The flip side of that is that many services mangle or strip meta-data. Exif data is also easily editable and not all cameras, phones, or software properly populate it. I can see a situation where someone edits a photo before uploading which causes the creation date to default to the date it was edited and not the date the photo was taken.
Adobe Lightroom, default options for exporting to JPG:

- "Remove All Metadata"

- "Remove Location Information"

- "Remove Person Information"

_All_ of these are removed by default and you explicitly have to enable them.

I seriously doubt that most people using social media are running their photos through Lightroom before posting them online..
Which posting sites don't strip metadata?
Flickr, for one.

I also doubt Facebook throws away photo metadata when an image is uploaded.

The image that gets returned in your browser may have none but the original, with all its camera-identifying, time-stamped GPS located gold mine will be intact.

Flickr, for one.

Yeah, I imagine the putatively photographer sites like Flickr preserve it. My assumption is that Facebook saves it, removes it, then allows the image to display. ISTR years ago some controversy about EXIF stalking on FB, but it may have been another service.

*When both players are better informed.

Allstate is the only player better informed. The % of Allstate customers that know their social media is being scraped to detect fraud has got to be incredibly small.

If anything, this is asymmetric, which rarely turns out well for the player with less information.

I think you'll find all the major social media sites strip metadata nowadays.
Ideally, it is true that COMPLETE information makes an economic system work better..... but the improvement isn't some sort of linear progression, where every bit of more information adds a bit more economic efficiency.

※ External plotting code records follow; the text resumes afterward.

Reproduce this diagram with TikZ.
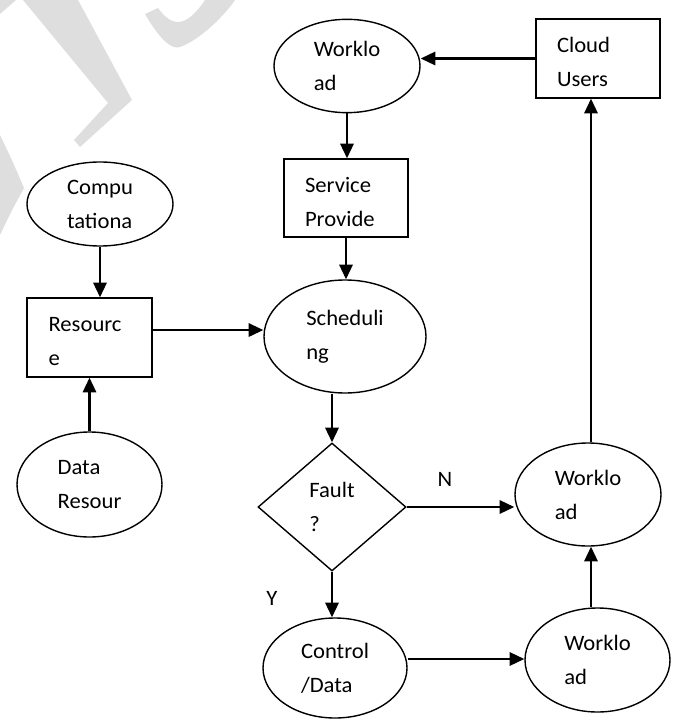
\documentclass[tikz,border=0pt]{standalone}
\usepackage{fontspec}
\setmainfont[FakeStretch=1.03]{Carlito}
\usetikzlibrary{shapes.geometric,arrows.meta}
\begin{document}
\begin{tikzpicture}[x=0.75pt,y=-0.75pt,
  every node/.style={font=\fontsize{16.5pt}{25.5pt}\selectfont},
  dn/.style={execute at begin node={\rule{0pt}{17pt}}},
  ell/.style={draw,ellipse,line width=1.05pt,inner sep=0pt,align=left,dn},
  rbox/.style={draw,rectangle,line width=1.05pt,inner sep=0pt,text width=61.5pt,align=left,dn},
  dia/.style={draw,diamond,line width=1.05pt,inner sep=0pt,align=left,dn},
  arr/.style={line width=1.6pt,-{Triangle[length=11pt,width=10pt]}},
  wm/.style={fill=black!13,draw=none}]
\useasboundingbox (0,0) rectangle (676,720);
% watermark
\fill[wm] (23,0) -- (78,0) -- (132,100) -- (80,147) -- (74,140) -- (108,103) -- cycle;
\fill[wm] (0,0) -- (16,0) -- (0,14) -- cycle;
\fill[wm] (145,14) .. controls (160,40) and (172,50) .. (180,47) .. controls (200,40) and (225,15) .. (235,0) -- (205,0) .. controls (195,15) and (186,22) .. (178,22) .. controls (170,22) and (163,15) .. (158,8) -- cycle;
\fill[wm] (0,135) .. controls (12,160) .. (24,188) .. controls (12,210) .. (0,235) -- cycle;
% nodes
\node[ell,minimum width=109.5pt,minimum height=70pt] (W1) at (347,66) {Worklo\\ad};
\node[rbox,minimum width=93pt,minimum height=59.25pt] (Cloud) at (598,58.5) {Cloud\\Users};
\node[rbox,minimum width=93pt,minimum height=58.5pt] (Svc) at (346,198) {Service\\Provide};
\node[ell,minimum width=109.5pt,minimum height=63pt] (Comp) at (100,204) {Compu\\tationa};
\node[rbox,minimum width=93.75pt,minimum height=59.25pt] (Res) at (89.5,337.5) {Resourc\\e};
\node[ell,minimum width=121.5pt,minimum height=84.75pt] (Sched) at (345,336.5) {Scheduli\\ng};
\node[ell,minimum width=108.75pt,minimum height=78.75pt] (Data) at (89.5,484.5) {Data\\Resour};
\node[dia,minimum width=111pt,minimum height=96pt] (D) at (332,507) {Fault\\?};
\node[ell,minimum width=109.5pt,minimum height=77.25pt] (W2) at (588,494.5) {Worklo\\ad};
\node[ell,minimum width=108pt,minimum height=75pt] (Ctrl) at (335,668) {Control\\/Data};
\node[ell,minimum width=108.75pt,minimum height=78pt] (W3) at (597.5,660) {Worklo\\ad};
\node (N) at (445,479) {N};
\node (Y) at (272,598) {Y};
% connectors
\draw[arr] (Cloud.west) -- (Cloud.west -| W1.east);
\draw[arr] (W1.south) -- (W1.south |- Svc.north);
\draw[arr] (Svc.south) -- (Svc.south |- Sched.north);
\draw[arr] (Comp.south) -- (Comp.south |- Res.north);
\draw[arr] (Data.north) -- (Data.north |- Res.south);
\draw[arr] ([yshift=5.6pt]Res.east) -- ([yshift=5.6pt]Res.east -| Sched.west);
\draw[arr] (D.north |- Sched.south) -- (D.north);
\draw[arr] (D.east) -- (D.east -| W2.west);
\draw[arr] (D.south) -- (D.south |- Ctrl.north);
\draw[arr] ([yshift=6.75pt]Ctrl.east) -- ([yshift=6.75pt]Ctrl.east -| W3.west);
\coordinate (vx) at ([xshift=2.25pt]W2.south);
\draw[arr] (vx |- W3.north) -- (vx);
\draw[arr] (vx |- W2.north) -- (vx |- Cloud.south);
\end{tikzpicture}
\end{document}
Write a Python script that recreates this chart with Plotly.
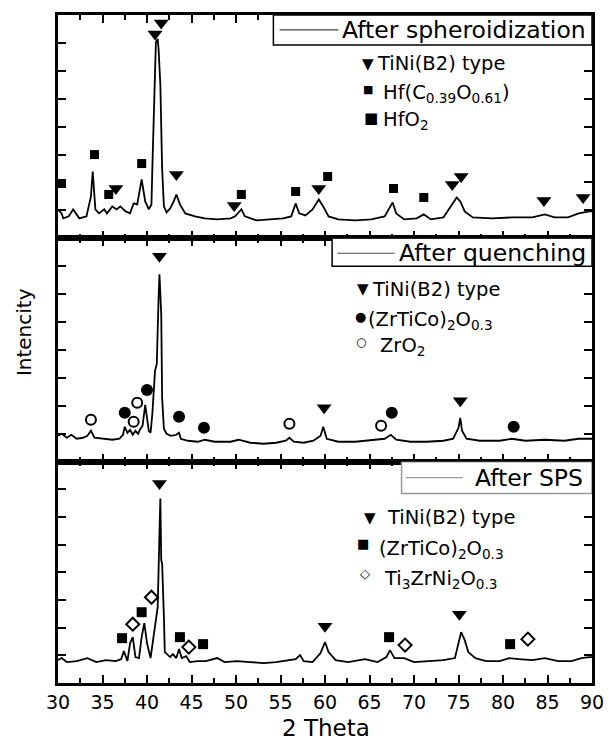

Sometimes, getting more information without getting ALL the information actually hurts economic efficiency.

A very easy example of this is wikileaks and the elections in 2016. It appears that wikileaks received information about both the democrat and republican parties; however, they chose to only share the information they recieved about the democrats.

By your assertion, we should not be concerned about this; after all, the information that was leaked was true, and therefore added to our overall body of known information, we should have been in a better place to make an informed decision, right? More information is better!

However, this isn't the case; because the information was selectively released, we only got the information that benefited one side, meaning that our overall understanding of the state of things actually DECREASED as more information was released.

This is the same thing happening here; you know Allstate isn't going to be looking for social media information that HELPS your claim. They aren't going to say, "Well, we were going to deny your claim, but we found from your social media feed that you were clearly really hurt. We have decided to pay out instead!"

Basically, if the extra information you receive is being selectively given by someone who has an agenda, you can be mislead even if all the information is true.

You wrote:

you know Allstate isn't going to be looking for social media information that HELPS your claim.

But from the article:

As for use cases for social media during the insurance claims process, Carpe Data cited two examples. The first one was where a customer was paralyzed. A social media search helped confirm the information more quickly through pictures of the customer in a wheelchair, which ultimately led to the claim being settled and paid out faster.

It's presumably in Allstate's interest to identify fraud, but also to process claims as efficiently as possible, no?

> The first one was where a customer was paralyzed. A social media search helped confirm the information more quickly through pictures of the customer in a wheelchair

This seems highly dubious. Are they really using information like this to decide to pay a claim? It's pretty easy to put someone into a wheelchair and take a video of it.

The flip side of that is that it's pretty challenging to take video of a paralyzed person playing basketball. It seems clear that the use of this is going to be biased in one direction.

My point was a critique of the idea that ‘extra information always makes you more informed’, not specifically about this case.

That being said, I would still be skeptical of the claim that they will always use this information in a balanced manner.

I'm sure it's absolutely no accident that Carpe Data tried to present a (hypothetical?) example that touts the "positive" value of its service.
> Why would we dislike more complete information?

Perfect information is impossible. The problem people have with this is that social media information may not enough have enough context to provide anything more than noise or a misleading picture.